Problem statement
Find the lines that hold the word "this" and return them.

(Extracted records)
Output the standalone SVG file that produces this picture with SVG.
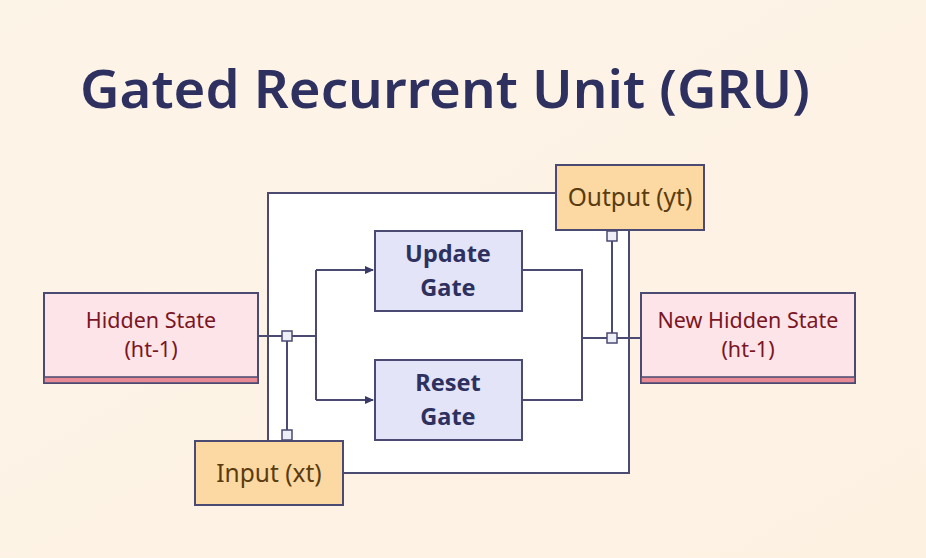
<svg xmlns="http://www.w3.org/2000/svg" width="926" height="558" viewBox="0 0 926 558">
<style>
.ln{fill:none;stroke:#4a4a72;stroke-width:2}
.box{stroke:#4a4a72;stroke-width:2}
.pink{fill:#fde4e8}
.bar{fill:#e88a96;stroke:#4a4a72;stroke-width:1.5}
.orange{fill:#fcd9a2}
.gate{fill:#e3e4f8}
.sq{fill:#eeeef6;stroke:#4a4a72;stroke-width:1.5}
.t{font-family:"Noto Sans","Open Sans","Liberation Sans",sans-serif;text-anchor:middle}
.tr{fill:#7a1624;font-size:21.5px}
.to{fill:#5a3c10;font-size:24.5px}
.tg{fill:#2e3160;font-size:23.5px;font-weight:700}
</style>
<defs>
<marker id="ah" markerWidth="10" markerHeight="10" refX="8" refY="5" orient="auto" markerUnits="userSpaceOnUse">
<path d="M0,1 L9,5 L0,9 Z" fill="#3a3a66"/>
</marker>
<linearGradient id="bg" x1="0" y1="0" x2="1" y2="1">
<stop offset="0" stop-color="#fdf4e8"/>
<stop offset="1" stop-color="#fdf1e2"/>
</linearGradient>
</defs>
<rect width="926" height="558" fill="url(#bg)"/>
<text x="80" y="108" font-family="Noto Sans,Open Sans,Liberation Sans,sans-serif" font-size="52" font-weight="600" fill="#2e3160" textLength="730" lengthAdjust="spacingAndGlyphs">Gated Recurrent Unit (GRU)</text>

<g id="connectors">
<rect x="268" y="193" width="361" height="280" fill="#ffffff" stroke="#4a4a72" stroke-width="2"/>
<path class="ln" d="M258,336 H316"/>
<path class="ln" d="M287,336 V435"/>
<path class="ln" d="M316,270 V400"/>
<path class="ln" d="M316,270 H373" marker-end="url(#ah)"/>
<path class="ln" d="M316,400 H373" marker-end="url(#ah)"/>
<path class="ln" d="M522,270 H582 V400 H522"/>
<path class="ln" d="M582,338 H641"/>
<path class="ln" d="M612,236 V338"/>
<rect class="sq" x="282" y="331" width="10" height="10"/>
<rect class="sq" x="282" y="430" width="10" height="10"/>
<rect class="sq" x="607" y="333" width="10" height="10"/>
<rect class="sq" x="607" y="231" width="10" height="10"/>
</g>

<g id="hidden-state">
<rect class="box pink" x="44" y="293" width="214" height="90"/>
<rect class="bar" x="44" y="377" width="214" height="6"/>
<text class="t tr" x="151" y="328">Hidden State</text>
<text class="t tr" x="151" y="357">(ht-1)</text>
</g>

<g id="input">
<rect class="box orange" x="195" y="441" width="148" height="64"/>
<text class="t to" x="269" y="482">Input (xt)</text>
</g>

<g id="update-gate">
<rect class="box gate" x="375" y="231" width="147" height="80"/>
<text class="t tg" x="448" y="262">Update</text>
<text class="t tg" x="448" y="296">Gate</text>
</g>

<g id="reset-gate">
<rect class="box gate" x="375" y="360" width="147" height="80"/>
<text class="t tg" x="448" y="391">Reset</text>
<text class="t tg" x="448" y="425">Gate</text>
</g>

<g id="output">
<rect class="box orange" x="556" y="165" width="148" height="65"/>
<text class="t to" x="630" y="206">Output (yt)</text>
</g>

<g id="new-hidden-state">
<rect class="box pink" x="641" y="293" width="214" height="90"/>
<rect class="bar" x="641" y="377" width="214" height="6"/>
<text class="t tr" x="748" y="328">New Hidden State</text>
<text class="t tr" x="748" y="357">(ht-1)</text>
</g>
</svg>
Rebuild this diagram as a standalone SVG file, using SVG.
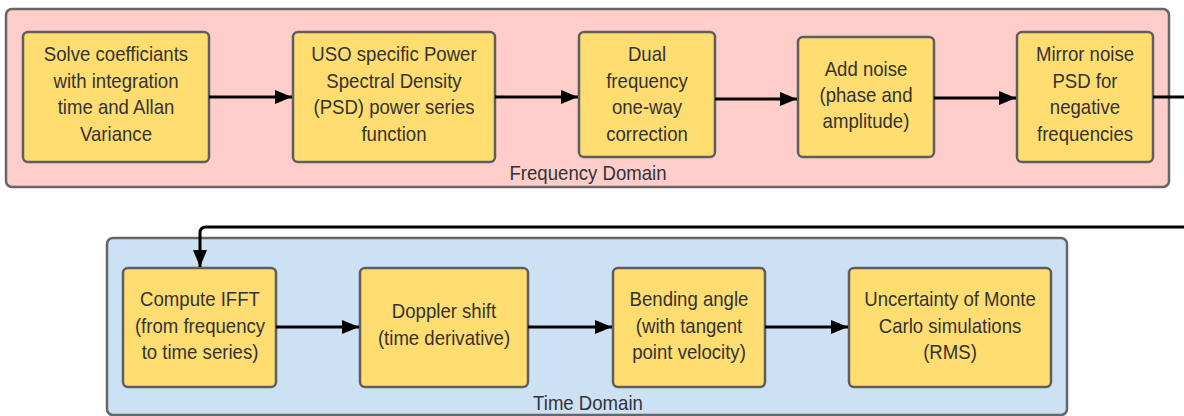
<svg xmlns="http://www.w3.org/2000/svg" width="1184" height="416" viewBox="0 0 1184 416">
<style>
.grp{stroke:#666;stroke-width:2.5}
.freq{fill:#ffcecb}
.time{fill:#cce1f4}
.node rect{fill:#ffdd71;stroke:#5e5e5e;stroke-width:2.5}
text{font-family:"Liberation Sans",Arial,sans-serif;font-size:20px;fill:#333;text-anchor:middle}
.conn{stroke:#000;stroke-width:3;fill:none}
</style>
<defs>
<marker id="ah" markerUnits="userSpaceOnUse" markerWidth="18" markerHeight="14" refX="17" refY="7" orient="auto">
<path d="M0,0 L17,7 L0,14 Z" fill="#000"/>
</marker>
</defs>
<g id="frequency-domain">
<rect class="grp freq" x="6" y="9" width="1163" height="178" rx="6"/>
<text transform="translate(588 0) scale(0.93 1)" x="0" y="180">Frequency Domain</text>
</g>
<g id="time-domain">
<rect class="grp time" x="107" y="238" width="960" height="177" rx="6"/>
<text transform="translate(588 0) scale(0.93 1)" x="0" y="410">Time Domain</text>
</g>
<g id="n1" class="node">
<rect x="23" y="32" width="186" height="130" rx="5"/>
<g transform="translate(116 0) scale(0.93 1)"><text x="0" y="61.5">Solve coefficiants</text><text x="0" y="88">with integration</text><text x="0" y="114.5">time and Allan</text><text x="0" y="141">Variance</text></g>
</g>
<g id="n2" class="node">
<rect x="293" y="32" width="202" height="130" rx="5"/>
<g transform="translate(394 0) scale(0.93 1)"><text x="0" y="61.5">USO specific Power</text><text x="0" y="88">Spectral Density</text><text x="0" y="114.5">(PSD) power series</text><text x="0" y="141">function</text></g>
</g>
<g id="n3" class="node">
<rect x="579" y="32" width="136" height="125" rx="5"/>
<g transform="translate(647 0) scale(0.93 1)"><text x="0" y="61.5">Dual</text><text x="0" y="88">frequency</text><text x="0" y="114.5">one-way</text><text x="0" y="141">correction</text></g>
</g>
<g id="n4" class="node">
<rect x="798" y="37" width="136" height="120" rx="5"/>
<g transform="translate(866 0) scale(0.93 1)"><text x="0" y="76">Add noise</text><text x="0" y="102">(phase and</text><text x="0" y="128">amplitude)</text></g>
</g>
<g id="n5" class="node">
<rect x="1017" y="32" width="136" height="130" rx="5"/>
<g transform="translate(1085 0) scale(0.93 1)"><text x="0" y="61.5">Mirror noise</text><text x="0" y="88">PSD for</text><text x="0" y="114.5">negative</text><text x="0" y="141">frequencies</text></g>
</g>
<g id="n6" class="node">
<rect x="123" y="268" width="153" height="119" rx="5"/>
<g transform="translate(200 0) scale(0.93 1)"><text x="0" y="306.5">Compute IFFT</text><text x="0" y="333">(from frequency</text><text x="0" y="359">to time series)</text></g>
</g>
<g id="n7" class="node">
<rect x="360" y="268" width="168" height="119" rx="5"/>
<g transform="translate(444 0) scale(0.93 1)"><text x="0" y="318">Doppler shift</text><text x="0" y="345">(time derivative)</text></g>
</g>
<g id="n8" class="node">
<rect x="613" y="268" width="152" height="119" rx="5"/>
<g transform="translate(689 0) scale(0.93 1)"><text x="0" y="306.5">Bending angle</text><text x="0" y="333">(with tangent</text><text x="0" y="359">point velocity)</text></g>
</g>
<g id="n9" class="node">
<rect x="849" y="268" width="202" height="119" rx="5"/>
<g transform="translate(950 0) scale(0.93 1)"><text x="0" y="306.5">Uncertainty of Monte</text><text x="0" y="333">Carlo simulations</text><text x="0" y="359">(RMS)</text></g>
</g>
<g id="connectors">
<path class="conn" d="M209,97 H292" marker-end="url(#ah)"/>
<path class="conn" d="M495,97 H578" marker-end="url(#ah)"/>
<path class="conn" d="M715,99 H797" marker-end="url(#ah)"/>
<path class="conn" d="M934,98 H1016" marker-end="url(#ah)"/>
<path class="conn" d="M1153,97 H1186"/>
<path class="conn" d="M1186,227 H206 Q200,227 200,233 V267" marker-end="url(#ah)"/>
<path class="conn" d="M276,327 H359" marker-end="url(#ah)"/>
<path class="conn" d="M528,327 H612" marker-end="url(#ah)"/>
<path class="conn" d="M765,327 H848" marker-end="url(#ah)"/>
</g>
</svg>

Solution
Output the standalone SVG file that produces this picture with SVG.
Rebuild this diagram as a standalone SVG file, using SVG.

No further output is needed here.